1950 - Após um hiato de 13 anos por conta da 2ª Guerra Mundial, a edição que marca a retomada serve também para comemorar os 40 anos de Caxias e os 75 anos da imigração italiana na região. Neste ano, cada município da região de colonização italiana tem uma representante no concurso, que consagra como vencedora a representante de Bento Gonçalves, Teresinha Morganti. A celeuma que se dá, motivada principalmente pela rivalidade entre Caxias e Bento, faz com que a partir da edição seguinte se crie uma regra de nascimento e/ou residência em Caxias pela candidata (outros dois critérios são estabelecidos: reunir condições morais e intelectuais e ser solteira).
Anos 1950 - Ganha ainda mais força nesta década a escolha das soberanas por cupons nos jornais da cidade. A rainha de 1954, Maria Elisa Eberle, foi eleita com 99 mil votos, quase o dobro da população de Caxias na época. Em 1958 a escolha passa a ser dividida entre o voto por cupom e por um corpo de jurados.
1961 - Pela primeira vez a comissão organiza o concurso algumas semanas antes da Festa, para que a rainha (Helena Robinson) fizesse uma viagem de 10 dias pelo Brasil, divulgando a festa em eventos como o carnaval do Rio de Janeiro e em capitais do Nordeste. A boa repercussão faz com que as viagens se tornem frequentes e o concurso ainda mais precoce, para que a divulgação ocorra com tempo para atrair mais visitantes a Caxias do Sul. A partir deste ano a escolha deixa de ser feita pelo cupom e passa a ser exclusiva do júri.
Anos 1960 - A escolha deixa de ser feita por cupons e passa a ser exclusivamente pelo júri. Os desfiles são realizados nas sedes de clubes sociais, como o Cruzeiro, o Juvenil, Recreio da Juventude e o Recreio Guarany. Em 1969 se inicia a tradição de premiar a rainha com um carro oferecido por um patrocinador da festa. Naquele ano, a rainha Elisabete Menetrier levou para casa um Fusca bordô, um oferecimento da vinícola Luiz Michelon S/A.
1981 - A edição foi marcada pelo primeiro quinteto de soberanas. Além da rainha, Marilia Conte, o júri alegou "alto nível das candidatas" para eleger quatro as princesas: Silvana Moreira, Bebel Eberle, Magda Martini e Nora Torelly.
Anos 1990 - A partir de 1991, a escolha passa a ser realizada nos Pavilhões, com a presença de torcidas organizadas e transmissão ao vivo pela televisão. O evento deixa de lado o glamour dos salões sociais e assume um caráter mais popular, sem abrir mão da elegância. A partir de 1994 a festa passa a ser bianual e, no desfile de escolha, os trajes de gala dão lugar aos vestidos típicos que homenageiam a imigração. O formato sofreu poucas alterações desde então.
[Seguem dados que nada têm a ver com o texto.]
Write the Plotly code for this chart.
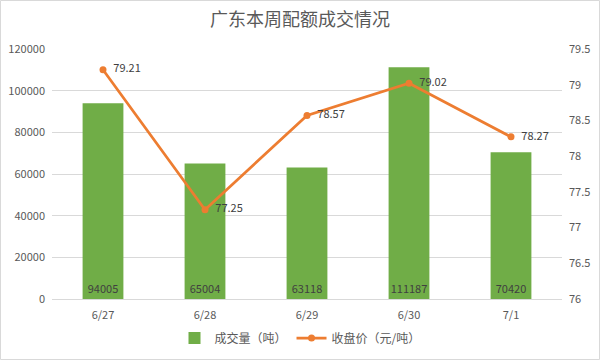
import plotly.graph_objects as go

categories = ["6/27", "6/28", "6/29", "6/30", "7/1"]
volume = [94005, 65004, 63118, 111187, 70420]
price = [79.21, 77.25, 78.57, 79.02, 78.27]

FONT = "Noto Sans CJK SC"
GRAY = "#595959"

fig = go.Figure()
fig.add_trace(go.Bar(
    x=categories, y=volume, name="成交量（吨）",
    marker=dict(color="#70AD47", line=dict(width=0)),
    width=0.4,
    text=[str(v) for v in volume], textposition="inside", insidetextanchor="start",
    textangle=0, constraintext="none",
    textfont=dict(color="#404040", size=11, family=FONT),
    yaxis="y",
))
fig.add_trace(go.Scatter(
    x=categories, y=price, name="收盘价（元/吨）",
    mode="lines+markers+text",
    line=dict(color="#ED7D31", width=2.75),
    marker=dict(color="#ED7D31", size=7),
    text=["  " + f"{p:.2f}" for p in price], textposition="middle right",
    textfont=dict(color="#404040", size=11, family=FONT),
    yaxis="y2",
))

L, R, T, B = 52, 38, 49, 61
W, H = 600, 360
pw, ph = W - L - R, H - T - B

fig.update_layout(
    width=W, height=H,
    margin=dict(l=L, r=R, t=T, b=B, autoexpand=False),
    paper_bgcolor="white", plot_bgcolor="white",
    font=dict(family=FONT, color=GRAY, size=11),
    title=dict(text="广东本周配额成交情况", x=0.5, xanchor="center", y=0.945, yanchor="middle",
               font=dict(size=18, color=GRAY, family=FONT)),
    xaxis=dict(showgrid=False, showline=True, linecolor="#D9D9D9", ticks="",
               tickfont=dict(size=11, color=GRAY), ticklabelstandoff=6),
    yaxis=dict(range=[0, 120000], dtick=20000, showgrid=True, gridcolor="#D9D9D9",
               zeroline=False, showline=False, tickfont=dict(size=11, color=GRAY),
               tickformat="d", ticklabelstandoff=6),
    yaxis2=dict(range=[76, 79.5], dtick=0.5, overlaying="y", side="right",
                showgrid=False, zeroline=False, showline=False,
                tickfont=dict(size=11, color=GRAY), tickformat="~g", ticklabelstandoff=6),
    legend=dict(orientation="h", x=0.5, xanchor="center", xref="container",
                y=0.061, yanchor="middle", yref="container",
                font=dict(size=12, color=GRAY)),
    showlegend=True,
)
fig.add_shape(type="rect", xref="paper", yref="paper",
              x0=-L / pw + 0.5 / pw, x1=1 + (R - 0.5) / pw,
              y0=-B / ph + 0.5 / ph, y1=1 + (T - 0.5) / ph,
              line=dict(color="#D9D9D9", width=1), layer="below")

fig.write_html("out.html", config={"displayModeBar": False},
               post_script="document.body.style.margin='0';")
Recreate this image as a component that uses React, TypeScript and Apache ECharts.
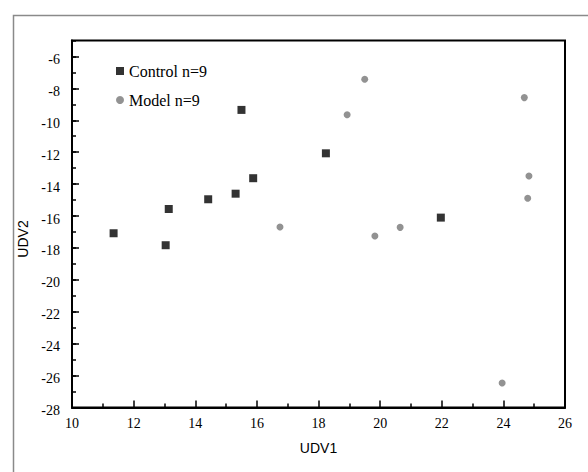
import React, { useEffect, useRef } from "react";
import * as echarts from "echarts";

const controlX = [11.35, 13.04, 13.14, 14.42, 15.31, 15.88, 18.24, 15.5, 21.97];
const controlY = [-17.08, -17.83, -15.56, -14.95, -14.6, -13.63, -12.07, -9.35, -16.1];
const modelX = [16.75, 19.5, 18.93, 24.68, 24.83, 24.79, 20.65, 19.83, 23.96];
const modelY = [-16.69, -7.43, -9.65, -8.58, -13.49, -14.89, -16.71, -17.25, -26.46];
const seriesNames = ["Control n=9", "Model n=9"];
const axisNames = ["UDV1", "UDV2"];

export default function App() {
  const ref = useRef<HTMLDivElement>(null);
  useEffect(() => {
    if (!ref.current) return;
    const chart = echarts.init(ref.current, null, { renderer: "svg" });
    const serif = "Liberation Serif";
    const sans = "Liberation Sans";
    chart.setOption({
      animation: false,
      backgroundColor: "#fff",
      graphic: [
        {
          type: "rect",
          left: 11,
          top: 13,
          shape: { x: 0, y: 0, width: 620, height: 500 },
          style: { fill: "none", stroke: "#8a8a8a", lineWidth: 1.5 },
          silent: true,
        },
      ],
      grid: {
        left: 72,
        top: 40.5,
        right: 23,
        bottom: 64.5,
        show: true,
        borderColor: "#000",
        borderWidth: 2,
        backgroundColor: "transparent",
      },
      legend: {
        orient: "vertical",
        left: 116,
        top: 63,
        padding: 0,
        itemWidth: 8,
        itemHeight: 8,
        itemGap: 13,
        textStyle: { fontFamily: serif, fontSize: 16, color: "#000", lineHeight: 16 },
        data: seriesNames,
      },
      xAxis: {
        type: "value",
        min: 10,
        max: 26,
        interval: 2,
        name: axisNames[0],
        nameLocation: "middle",
        nameGap: 33,
        nameTextStyle: { fontFamily: sans, fontSize: 14, color: "#000" },
        axisLine: { show: true, lineStyle: { color: "#000", width: 2 } },
        axisTick: { show: true, inside: true, length: 7, lineStyle: { color: "#000", width: 1.5 } },
        minorTick: { show: true, splitNumber: 2, length: 4, lineStyle: { color: "#000", width: 1.5 } },
        axisLabel: {
          margin: 9,
          formatter: (v: number) => "{t|" + v + "}",
          rich: { t: { fontFamily: serif, fontSize: 14, color: "#000" } },
        },
        splitLine: { show: false },
      },
      yAxis: [
        {
          type: "value",
          min: -28,
          max: -5,
          interval: 2,
          name: axisNames[1],
          nameLocation: "middle",
          nameGap: 34,
          nameTextStyle: { fontFamily: sans, fontSize: 14, color: "#000", padding: [0, 30, 0, 0] },
          axisLine: { show: true, lineStyle: { color: "#000", width: 2 } },
          axisTick: { show: true, inside: true, length: 7, lineStyle: { color: "#000", width: 1.5 } },
          axisLabel: {
            margin: 12,
            showMaxLabel: false,
            formatter: (v: number) => "{t|" + v + "}",
            rich: { t: { fontFamily: serif, fontSize: 14, color: "#000", padding: [6, 0, 0, 0] } },
          },
          splitLine: { show: false },
        },
        {
          type: "value",
          min: -28,
          max: -5,
          interval: 1,
          position: "left",
          axisLine: { show: false },
          axisTick: { show: true, inside: true, length: 4, lineStyle: { color: "#000", width: 1.5 } },
          axisLabel: { show: false },
          splitLine: { show: false },
        },
      ],
      series: [
        {
          name: seriesNames[0],
          type: "scatter",
          symbol: "rect",
          symbolSize: 8,
          itemStyle: { color: "#000" },
          data: controlX.map((x, i) => [x, controlY[i]]),
        },
        {
          name: seriesNames[1],
          type: "scatter",
          symbol: "circle",
          symbolSize: 7,
          itemStyle: { color: "#777" },
          data: modelX.map((x, i) => [x, modelY[i]]),
        },
      ],
    });
    return () => chart.dispose();
  }, []);
  return (
    <div
      ref={ref}
      style={{ position: "fixed", left: 0, top: 0, width: 588, height: 472, background: "#fff" }}
    />
  );
}
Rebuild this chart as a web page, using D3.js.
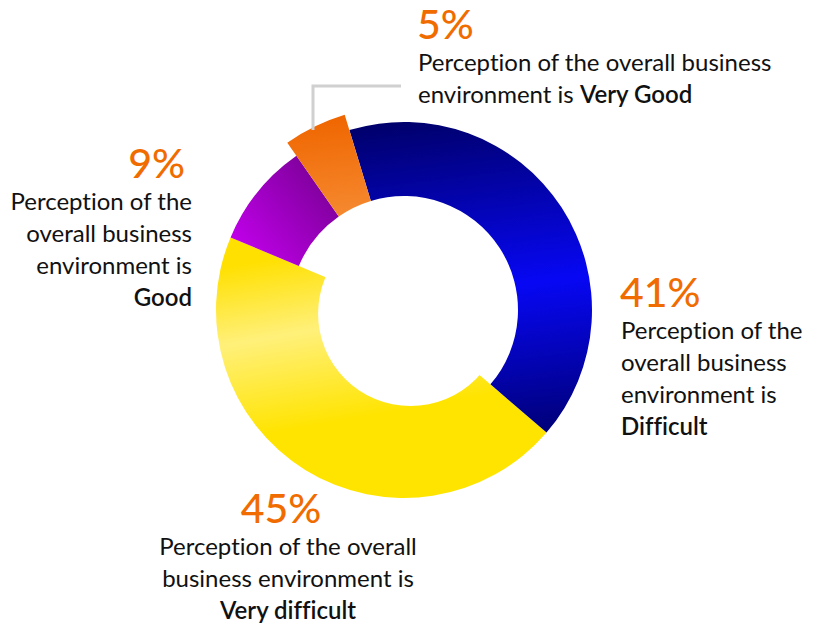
<!DOCTYPE html>
<html>
<head>
<meta charset="utf-8">
<script src="https://cdn.jsdelivr.net/npm/d3@7"></script>
<style>
  html, body { margin: 0; padding: 0; background: #ffffff; }
  svg text { font-family: Lato, "Noto Sans", sans-serif; font-variant-ligatures: none; font-feature-settings: "liga" 0; }
</style>
</head>
<body>
<svg id="chart" width="821" height="628"></svg>
<script>
// Survey shares, in pie order starting at the top and running clockwise
const categories = ["Difficult", "Very difficult", "Good", "Very Good"];
const values = [41, 45, 9, 5];
const percentLabels = ["41%", "45%", "9%", "5%"];
const leadLines = [
  ["Perception of the", "overall business", "environment is"],
  ["Perception of the overall", "business environment is"],
  ["Perception of the", "overall business", "environment is"],
  ["Perception of the overall business", "environment is"]
];
const boldWords = ["Difficult", "Very difficult", "Good", "Very Good"];

const width = 821, height = 628;
const cx = 404, cy = 310;
const outerR = 188, innerR = 114;

const svg = d3.select("#chart");
const defs = svg.append("defs");

function linGrad(id, x1, y1, x2, y2, stops) {
  const g = defs.append("linearGradient").attr("id", id)
    .attr("gradientUnits", "userSpaceOnUse")
    .attr("x1", x1).attr("y1", y1).attr("x2", x2).attr("y2", y2);
  stops.forEach(([o, c]) => g.append("stop").attr("offset", o).attr("stop-color", c));
}
linGrad("g-difficult", 0, -190, 40, 130, [[0, "#00006b"], [0.55, "#0707f4"], [1, "#00007c"]]);
linGrad("g-verydifficult", 0, -75, 30, 95, [[0, "#ffe000"], [0.45, "#fff07a"], [1, "#ffe400"]]);
linGrad("g-good", -60, -140, -165, -55, [[0, "#72008c"], [1, "#c200ec"]]);
linGrad("g-verygood", 0, -200, 10, -95, [[0, "#ef6600"], [1, "#f68b32"]]);
const fills = ["url(#g-difficult)", "url(#g-verydifficult)", "url(#g-good)", "url(#g-verygood)"];

const a0 = -16.9 * Math.PI / 180;
const pie = d3.pie().sort(null).value(d => d).startAngle(a0).endAngle(a0 + 2 * Math.PI);
const slices = pie(values);

const g = svg.append("g").attr("transform", `translate(${cx},${cy})`);

// connector from the small slice to its note
svg.append("path")
  .attr("d", d3.line()([[313, 130], [313, 86], [401, 86]]))
  .attr("fill", "none").attr("stroke", "#d0d0d0").attr("stroke-width", 3);

// the "Very difficult" wedge runs to the centre and is cut by an off-centre hole
const arcWedge = d3.arc().innerRadius(0).outerRadius(outerR);
g.append("path").attr("d", arcWedge(slices[1])).attr("fill", fills[1]);
g.append("circle").attr("cx", 6.6).attr("cy", 3.5).attr("r", 92.5).attr("fill", "#ffffff");

// remaining ring segments; the smallest one sits proud of the ring
const arcRing = d3.arc().innerRadius(innerR).outerRadius(outerR);
const arcProud = d3.arc().innerRadius(innerR).outerRadius(204);
[0, 2, 3].forEach(i => {
  g.append("path")
    .attr("d", (i === 3 ? arcProud : arcRing)(slices[i]))
    .attr("fill", fills[i]);
});

// annotations
const notes = [
  { x: 621, y: 307, anchor: "start", px: 620 },
  { x: 288, y: 523, anchor: "middle", px: 281 },
  { x: 192, y: 178, anchor: "end", px: 185 },
  { x: 418, y: 39, anchor: "start", px: 417 }
];
const lineH = 32;
notes.forEach((n, i) => {
  svg.append("text")
    .attr("x", n.px).attr("y", n.y)
    .attr("text-anchor", n.anchor)
    .attr("fill", "#f06c00")
    .attr("font-size", 41).attr("font-weight", 500)
    .text(percentLabels[i]);
  const lines = leadLines[i];
  lines.forEach((t, k) => {
    const txt = svg.append("text")
      .attr("x", n.x).attr("y", n.y + 32 + k * lineH)
      .attr("text-anchor", n.anchor)
      .attr("fill", "#111111")
      .attr("font-size", 24);
    if (i === 3 && k === lines.length - 1) {
      txt.append("tspan").text(t + " ");
      txt.append("tspan").attr("font-weight", 600).text(boldWords[i]);
    } else {
      txt.text(t);
    }
  });
  if (i !== 3) {
    svg.append("text")
      .attr("x", n.x).attr("y", n.y + 32 + lines.length * lineH)
      .attr("text-anchor", n.anchor)
      .attr("fill", "#111111")
      .attr("font-size", 24).attr("font-weight", 600)
      .text(boldWords[i]);
  }
});
</script>
</body>
</html>
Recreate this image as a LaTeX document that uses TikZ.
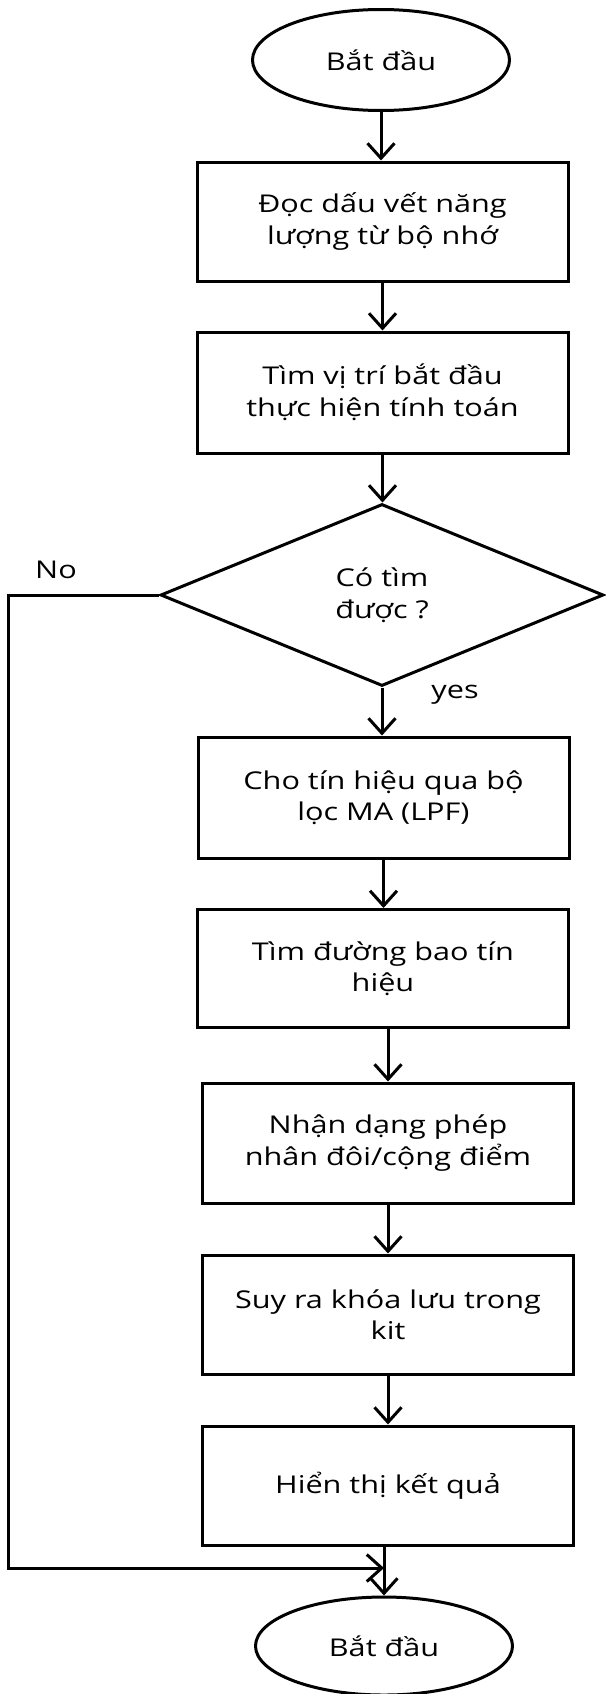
\documentclass[tikz,border=0pt]{standalone}
\usepackage{fontspec}
\setmainfont{Open Sans}[FakeStretch=1.25]
\usetikzlibrary{shapes.geometric,arrows.meta}
\begin{document}
\begin{tikzpicture}[x=1pt,y=-1pt,
  every node/.style={font=\fontsize{24.5}{31.5}\selectfont},
  stepbox/.style={draw,line width=3pt,rectangle,minimum width=371pt,inner sep=0pt,align=center},
  term/.style={draw,line width=3pt,ellipse,inner sep=0pt},
  decis/.style={draw,line width=3pt,diamond,inner sep=0pt,minimum width=443pt,minimum height=182pt,align=center},
  arr/.style={line width=3pt,-{Straight Barb[length=15pt,width=27pt,line width=3pt]}},
  lbl/.style={inner sep=0pt}]
\useasboundingbox (0,0) rectangle (605,1694);
\node[term,minimum width=257pt,minimum height=101pt] (start) at (381,60) {Bắt đầu};
\node[stepbox,minimum height=119pt] (b1) at (382.5,221.5) {Đọc dấu vết năng\\lượng từ bộ nhớ};
\node[stepbox,minimum height=121pt] (b2) at (382.5,392.5) {Tìm vị trí bắt đầu\\thực hiện tính toán};
\node[decis] (dec) at (382,595) {Có tìm\\được ?};
\node[stepbox,minimum height=121pt] (b3) at (383.5,797.5) {Cho tín hiệu qua bộ\\lọc MA (LPF)};
\node[stepbox,minimum height=118pt] (b4) at (383,968.5) {Tìm đường bao tín\\hiệu};
\node[stepbox,minimum height=120pt] (b5) at (388,1143) {Nhận dạng phép\\nhân đôi/cộng điểm};
\node[stepbox,minimum height=119pt] (b6) at (388,1314.5) {Suy ra khóa lưu trong\\kit};
\node[stepbox,minimum height=119pt] (b7) at (388,1485.5) {Hiển thị kết quả};
\node[term,minimum width=257pt,minimum height=98pt] (stop) at (384,1646) {Bắt đầu};
\node[lbl] (no) at (56,570) {No};
\node[lbl] (yes) at (455,695) {yes};
\draw[arr] (start.south) -- (start.south |- b1.north);
\draw[arr] (b1.south) -- (b1.south |- b2.north);
\draw[arr] (b2.south) -- (b2.south |- dec.north);
\draw[arr] (dec.south) -- (dec.south |- b3.north);
\draw[arr] (b3.south) -- (b3.south |- b4.north);
\draw[arr] (b4.south -| b5.north) -- (b5.north);
\draw[arr] (b5.south) -- (b5.south |- b6.north);
\draw[arr] (b6.south) -- (b6.south |- b7.north);
\draw[arr] (b7.south -| stop.north) -- (stop.north);
\coordinate (join) at (stop.north |- 0,1568);
\coordinate (lft) at (8,1568);
\draw[arr,line join=miter] (dec.west) -| (lft) -- (join);
\end{tikzpicture}
\end{document}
2021 - A pandemia de coronavírus força o adiamento da 33ª Festa da Uva, originalmente marcada para fevereiro deste ano, para 2022. A escolha das soberanas será realizada no próximo dia 26, para número restrito de convidados e com transmissão pela internet. O pré-concurso, que iniciou em março de 2020, também teve de passar por adaptações, com atividades online e produção de material para as redes sociais, a fim de tornar as candidatas mais conhecidas do público.